And so that’s always been my goal. You know, when you make products that will last your whole lifetime, you have a lifetime to earn off of them. So I wasn’t worried about making all of the money I ever needed to make off of that book right away because I know that I’m building long tail income over time, and the more products I can produce, the more of a
shot I have of those numbers getting big and impressive. And I’m sustaining me and my family as time goes on. And so that was the goal, was to be able to pull the money out of the existing books and put it back into reinvest in the business. So that’s always been kind of what drives me, but I do have a go wide plan.
It’s just like a three to five year plan. I think you need enough content that you can have stuff in KU and in KDP select that’s generating enough revenue to keep your business going, and then you can transition as you add more products that maybe not everything is in that same space, and you can add more things in the other platforms and then slowly build up your readership there.
But in a way that’s sustainable because it’s not taking all of your existing revenue. And shifting it out into the wide platforms. So I think just buying yourself the freedom to really both in time and energy and money to you buy yourself the freedom to really invest in going wide properly, which I did not do last time.
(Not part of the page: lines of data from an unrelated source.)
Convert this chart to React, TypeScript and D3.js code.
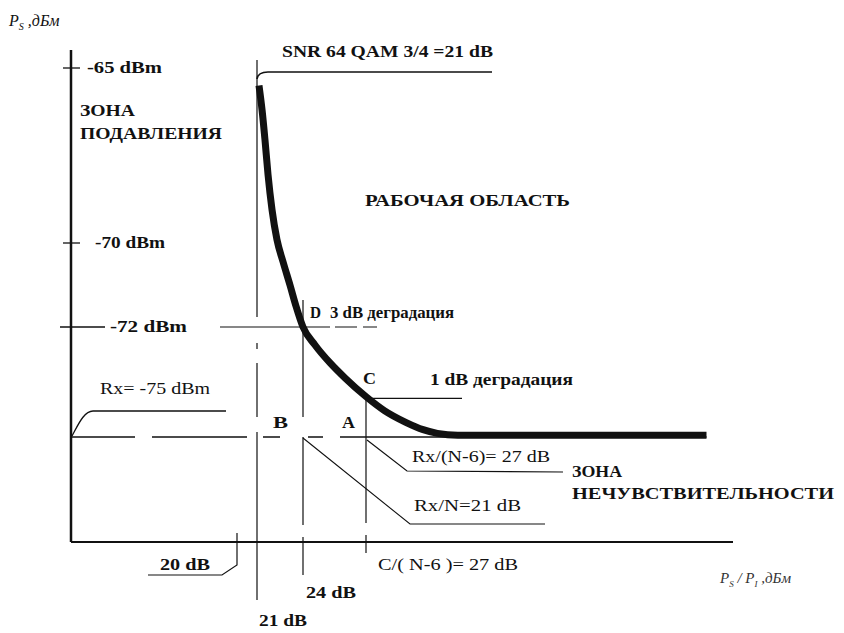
import React, { useRef, useEffect } from 'react';
import * as d3 from 'd3';

// SNR marks on the horizontal axis (dB)
const snrTicks = [20, 21, 24, 27];
const snrTickLabels = ['20 dB', '21 dB', '24 dB', 'C/( N-6 )= 27 dB'];

// signal level marks on the vertical axis (dBm)
const levelTicks = [-65, -70, -72];
const levelTickLabels = ['-65 dBm', '-70 dBm', '-72 dBm'];
const rxLevel = -75;

// degradation curve
const curveSnr = [21.13, 21.33, 21.52, 21.72, 21.98, 22.3, 22.7, 23.15, 23.54, 24, 24.57, 25.29, 26, 27, 27.9, 28.95, 29.8, 30.5, 31.5, 43.7];
const curvePs = [-65.5, -66.2, -67.05, -68.05, -69.05, -69.9, -70.45, -71, -71.5, -72, -72.49, -72.98, -73.39, -73.9, -74.28, -74.6, -74.8, -74.9, -74.95, -74.95];

const ink = '#111';
const serif = '"Liberation Serif", "DejaVu Serif", serif';

const App = () => {
  const svgRef = useRef(null);

  useEffect(() => {
    const svg = d3.select(svgRef.current);
    svg.selectAll('*').remove();

    // the sketch is schematic, so both scales are piecewise
    const x = d3.scaleLinear().domain([12, 20, 21, 24, 27, 45]).range([71, 237, 257, 303, 366, 733]);
    const y = d3.scaleLinear().domain([-78, -75, -72, -70, -65, -64.5]).range([542, 437, 327, 243, 68, 50]);

    const x0 = x(12);
    const y0 = y(-78);

    const seg = (x1, y1, x2, y2, w = 1.2, dash = null) => {
      const l = svg.append('line')
        .attr('x1', x1).attr('y1', y1).attr('x2', x2).attr('y2', y2)
        .attr('stroke', ink).attr('stroke-width', w);
      if (dash) l.attr('stroke-dasharray', dash);
      return l;
    };
    const path = (d, w = 1.2) => svg.append('path').attr('d', d)
      .attr('fill', 'none').attr('stroke', ink).attr('stroke-width', w);

    const label = (str, tx, ty, opts: any = {}) => {
      const t = svg.append('text')
        .attr('x', tx).attr('y', ty)
        .attr('font-family', serif)
        .attr('font-size', opts.size ?? 16)
        .attr('font-weight', opts.weight ?? 'bold')
        .attr('fill', ink)
        .text(str);
      if (opts.len) t.attr('textLength', opts.len).attr('lengthAdjust', 'spacingAndGlyphs');
      return t;
    };

    // axes
    seg(x0, y(-64.5), x0, y0, 2.5);
    seg(x0, y0, x(45), y0, 2);

    // vertical level ticks and labels
    seg(x0 - 8, y(levelTicks[0]), x0 + 9, y(levelTicks[0]), 1.3);
    seg(x0 - 8, y(levelTicks[1]), x0 + 9, y(levelTicks[1]), 1.3);
    seg(x0 - 11, y(levelTicks[2]), x0 + 34, y(levelTicks[2]), 1.3);
    label(levelTickLabels[0], x0 + 16, y(levelTicks[0]) + 5, { len: 75 });
    label(levelTickLabels[1], x0 + 24, y(levelTicks[1]) + 5, { len: 70 });
    label(levelTickLabels[2], x0 + 39, y(levelTicks[2]) + 5, { len: 77 });

    // receiver sensitivity line (-75 dBm)
    seg(x0, y(rxLevel), x(43.7), y(rxLevel), 1.4, '64 17 95 16 17 28 15 17 2000');
    path(`M${x0 + 1},${y(rxLevel) - 1} C${x0 + 7},${y(rxLevel) - 12} ${x0 + 13},${y(rxLevel) - 26} ${x0 + 22},${y(rxLevel) - 26} L${x0 + 155},${y(rxLevel) - 26}`, 1.3);
    label('Rx= -75 dBm', x0 + 29, y(rxLevel) - 43, { weight: 'normal', size: 17, len: 110 });

    // 21 dB line (SNR threshold)
    seg(x(21), y(-65) - 8, x(21), y0 + 58, 1.2, '257 26 6 14 54 15 2000');
    path(`M${x(21)},${y(-65) + 11} Q${x(21) + 1},${y(-65) + 4} ${x(21) + 11},${y(-65) + 4} L${x(21) + 235},${y(-65) + 4}`, 1.6);
    label('SNR 64 QAM 3/4 =21 dB', x(21) + 25, y(-65) - 11, { len: 211 });

    // point D: 24 dB, -72 dBm
    seg(x(24), y(-72) - 27, x(24), y0 - 17, 1.2, '117 20 2000');
    seg(x(24), y0 - 5, x(24), y0 + 33, 1.2);
    seg(x(24) - 83, y(-72), x(24) + 74, y(-72), 1.2, '110 5 22 6 2000');
    label('D', x(24) + 7, y(-72) - 9, { len: 11 });
    label('3 dB деградация', x(24) + 27, y(-72) - 9, { len: 124 });

    // point C: 27 dB, -74 dBm
    seg(x(27), y(-74) - 2, x(27), y0 - 19, 1.2);
    seg(x(27), y0 - 7, x(27), y0 + 11, 1.2);
    seg(x(27), y(-74) - 2, x(27) + 96, y(-74) - 2, 1.2);
    label('C', x(27) - 3, y(-74) - 16, { len: 13 });
    label('1 dB деградация', x(27) + 64, y(-74) - 15, { len: 143 });

    // points B and A on the sensitivity line
    label('B', x(24) - 30, y(rxLevel) - 9, { len: 15 });
    label('A', x(27) - 24, y(rxLevel) - 9, { len: 13 });

    // 20 dB mark with its callout
    path(`M${x(20)},${y0 - 9} L${x(20)},${y0 + 23} L${x(20) - 15},${y0 + 33} L${x(20) - 89},${y0 + 33}`, 1.2);
    label(snrTickLabels[0], x(20) - 77, y0 + 28, { len: 50 });
    label(snrTickLabels[1], x(21) + 2, y0 + 84, { len: 48 });
    label(snrTickLabels[2], x(24) + 3, y0 + 56, { len: 50 });
    label(snrTickLabels[3], x(27) + 12, y0 + 28, { weight: 'normal', size: 17, len: 140 });

    // callouts below the sensitivity line
    path(`M${x(27) + 1},${y(rxLevel) + 3} L${x(27) + 41},${y(rxLevel) + 34} L${x(27) + 197},${y(rxLevel) + 35}`, 1.2);
    label('Rx/(N-6)= 27 dB', x(27) + 46, y(rxLevel) + 25, { weight: 'normal', size: 17, len: 138 });
    path(`M${x(24)},${y(rxLevel) + 1} L${x(24) + 107},${y(rxLevel) + 87} L${x(24) + 242},${y(rxLevel) + 87}`, 1.1);
    label('Rx/N=21 dB', x(24) + 111, y(rxLevel) + 74, { weight: 'normal', size: 17, len: 107 });

    // zone captions
    label('ЗОНА', x0 + 9, 116, { len: 55 });
    label('ПОДАВЛЕНИЯ', x0 + 9, 139, { len: 142 });
    label('РАБОЧАЯ ОБЛАСТЬ', 365, 206, { len: 205 });
    label('ЗОНА', 572, 477, { len: 50 });
    label('НЕЧУВСТВИТЕЛЬНОСТИ', 572, 499, { len: 262 });

    // degradation curve
    const pts = curveSnr.map((s, i) => [s, curvePs[i]]);
    const curve = d3.line()
      .x(d => x(d[0]))
      .y(d => y(d[1]))
      .curve(d3.curveMonotoneX);
    svg.append('path')
      .attr('d', curve(pts))
      .attr('fill', 'none')
      .attr('stroke', ink)
      .attr('stroke-width', 7);

    // axis titles
    const yTitle = svg.append('text')
      .attr('x', 9).attr('y', 26)
      .attr('font-family', serif).attr('font-size', 16).attr('font-style', 'italic')
      .attr('fill', ink);
    yTitle.append('tspan').text('P');
    yTitle.append('tspan').attr('font-size', 10).attr('dy', 4).text('S');
    yTitle.append('tspan').attr('dy', -4).text(' ,дБм');

    const xTitle = svg.append('text')
      .attr('x', 720).attr('y', 583)
      .attr('font-family', serif).attr('font-size', 15).attr('font-style', 'italic')
      .attr('fill', '#333');
    xTitle.append('tspan').text('P');
    xTitle.append('tspan').attr('font-size', 9).attr('dy', 4).text('S');
    xTitle.append('tspan').attr('dy', -4).text(' / P');
    xTitle.append('tspan').attr('font-size', 9).attr('dy', 4).text('I');
    xTitle.append('tspan').attr('dy', -4).text(' ,дБм');
  }, []);

  return (
    <svg
      ref={svgRef}
      width={844}
      height={633}
      style={{ position: 'absolute', left: 0, top: 0, background: '#fff' }}
    />
  );
};

export default App;
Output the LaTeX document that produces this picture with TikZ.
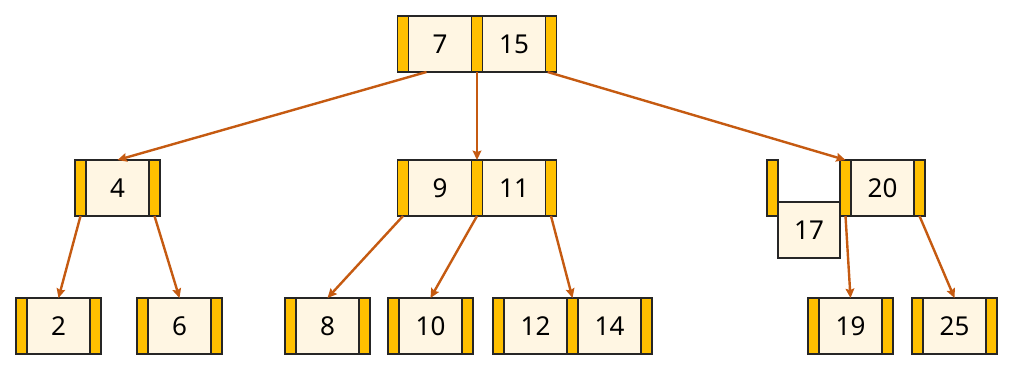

I just threw them up there and then was like, nothing happened. Okay. I guess that didn’t work. I know it will work, but it does need the same level of effort that everything else does in this publishing game.
Michele: So if there was something that you wouldn’t do necessarily in the past, would it be that? What you said, to go back and just releasing it wide as they were, or would it be something different that you change. And if there is something that you wanted to change of the process you were talking about.
Crystal: If it was the same me going back to the same, I definitely would choose to do the same thing again because the only way for me to know if that was going to be better for me or not was to try it.
And I think no author can tell any other author what will or will not work for them. I would just say, if you are going to go wide, you have to learn about it. You have to read about how it’s working. A lot of the really successful wide authors right now maybe started in like 2010 2011 2012 when things were very different. And so they already have an audience there. So if you’re looking at, you seem to jump into it, you need to understand how do you connect with those retailers? There’s a great book by Mark Lefebvre called Killing it on Kobo. So I think you know you have to do your research. If you’re going to go wide, you have to plan marketing campaigns.
In Amazon, he algorithms bring the people to you. That is not the case in the other bookstores, the Apple bookstore or the Kobo bookstore, you know, it’s people deciding which books get featured, still. It is not an algorithm, so you have to connect with those people, otherwise it doesn’t work.
And so it’s really important to understand the undercurrents and the patterns in the market you’re looking to sell into. Even the way that new releases are featured, you’ve got to notify them months ahead. If your book is coming out, if you want to be a featured new release, there’s the whole process that you go through to do that. And marketing campaigns that you plan are done months ahead.
So it’s very different than the way things work on Amazon, and so you can’t apply the same rules and the same behaviors to both of those different markets and expect it to work because it won’t. Right? You’ve got to specialize and you’ve got to learn the peculiarities of each of those markets and then make that work for you.
Michele: Makes sense. Totally, 100% interesting that you were saying I wouldn’t change necessarily anything because I have learned from what I did and now I know that I’m at the place I want to be.
Crystal: Yeah, and I mean, okay, I guess I would have changed one thing, I would’ve written more. I did a bunch of testing and things started to really ramp up and then life happened and I was on like a monthly publication schedule and I was just seeing this and then, life happened and then I didn’t write so much the following year, and I definitely saw that reflected in the royalties I was getting, which is an excellent experiment and an excellent data collection tool. I have a really nice graph to show you all. We’re just going to wait till it goes back up again. But I think that it’s interesting to have that data, not just from somebody else, but from yourself. So, yeah. I want to know what is something you have learned while going about your indie publishing journey that most surprised you?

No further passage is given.